A certeza de Platão

13/02/2020 às 17:06.
Atualizado em 27/10/2021 às 02:37

Daniel Medeiros

O jovem e inteligente Platão admirava Sócrates, que não temia a morte, mas sim uma vida sem questionamentos. Uma vida que não exercite o espírito, que não busque o conceito e que depois não viva de acordo com ele, é uma vida pela metade ou – para usar uma imagem da alegoria de Platão – apenas uma sombra projetada na parede. Viver é conhecer e conhecer é lembrar. Lembrar das formas perfeitas em um universo perfeito e imutável. E viver o mais próximo possível dessa ideia é poder compartilhá-la. E assim, com a morte – desejada e não temida – juntar-se às outras almas neste mundo de perfeição e eternidade.

Nesta semana vivi uma experiência inédita. Internei meu pai em uma UTI para realizar uma operação contra o câncer. Meu pai, militar, homem orgulhoso e de ideias acabadas, capaz de julgar os outros de forma definitiva, agora sucumbia a um defeito do corpo quase octagenário. E coube a mim a experiência de vê-lo despojar-se de suas convicções arraigadas, ideias perfeitas, posições intransigentes e vestir a batinha azul clara que lhe deixava à mostra a bunda magra, enrugada, para o escrutínio de qualquer civil.

Vi então a dúvida em seus olhos e busquei respondê-la com a fé que roubei dele, porque nunca a tive. Assumi a pose dele: firme, decidido, certo, incapaz de erro. “Vai dar tudo certo, pai”. E sustentei o olhar até que o simpático enfermeiro o levasse para a sala de operações. Platão morreu aos 80 anos e, em suas últimas obras, imaginou a figura de um demiurgo, de um criador de todas as coisas perfeitas. O que moveria esse criador a criar foi a pergunta que atravessou os séculos e provocou discussões infindáveis. Se faltava alguma coisa, como a criação pode ter sido de coisas perfeitas? Se era apenas um capricho do criador, como essa veleidade pode ser tão admirada? Se foi apenas acaso, para quem se dirigir em busca de referência? Platão deve ter tido suas amarguras de fim de vida, queimando por dentro diante da dúvida que é a mais humana das questões: e se?

No momento em que escrevo este texto, meu pai ainda está na UTI e ainda há risco para ele. Os médicos e enfermeiros debruçam-se sobre os exames, discutem coisas e depois saem e entram com ampolas e cateteres e mexem no corpo dele – e meu pai, como cachorro molhado, com o canto do olho, me procura até enquadrar-me em seu campo de visão, buscando aquela certeza, aquela convicção que agora deposita em mim como vaso frágil, com as trincas escondidas, viradas para trás. Sorrio, faço sinal de afirmativo e brinco com a situação e os médicos e enfermeiros reverberam meu otimismo: “tá quase bom, é só consertar mais essa besteirinha aqui e pronto”. Depois saem e meu pai tenta se acomodar e volta o corpo para o outro lado. A bata se abre e mostra o corpo com o qual ele já não parece se importar tanto.
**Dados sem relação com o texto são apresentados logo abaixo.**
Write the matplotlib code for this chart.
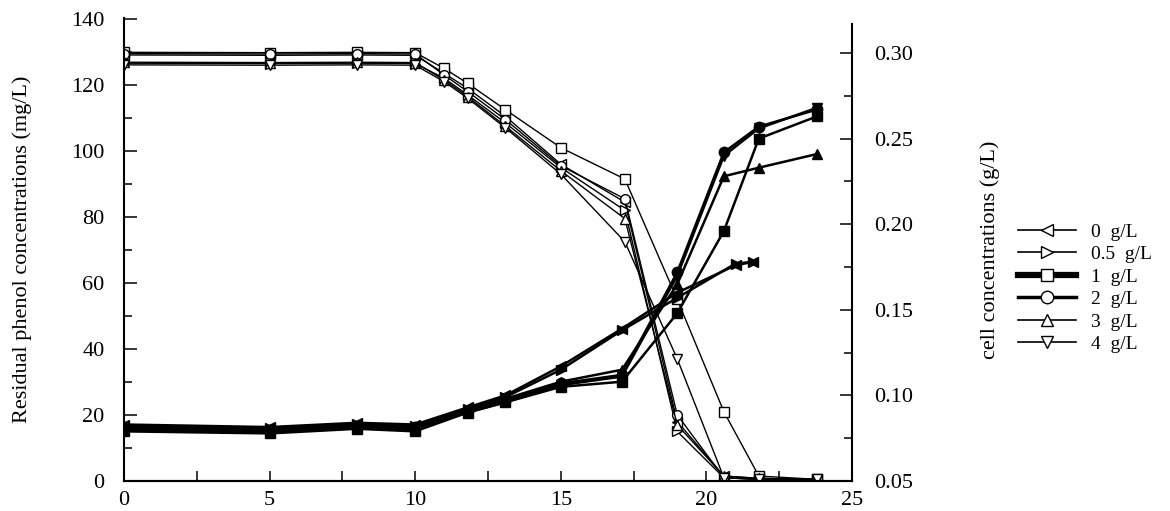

Platão disse que o corpo é o cárcere da alma, o obstáculo para a segunda navegação. Platão era um homem forte e viveu até a idade que meu pai tem agora. O que terá pensado Platão quando sua vida fluiu de seu corpo? Terá se sentido aliviado? Animado? Ou o terror da dúvida pôs por terra suas convicções e ele inteirou-se de sua humanidade frágil e efêmera? Não posso saber. Busco animar meu pai e dizer que logo estaremos em casa.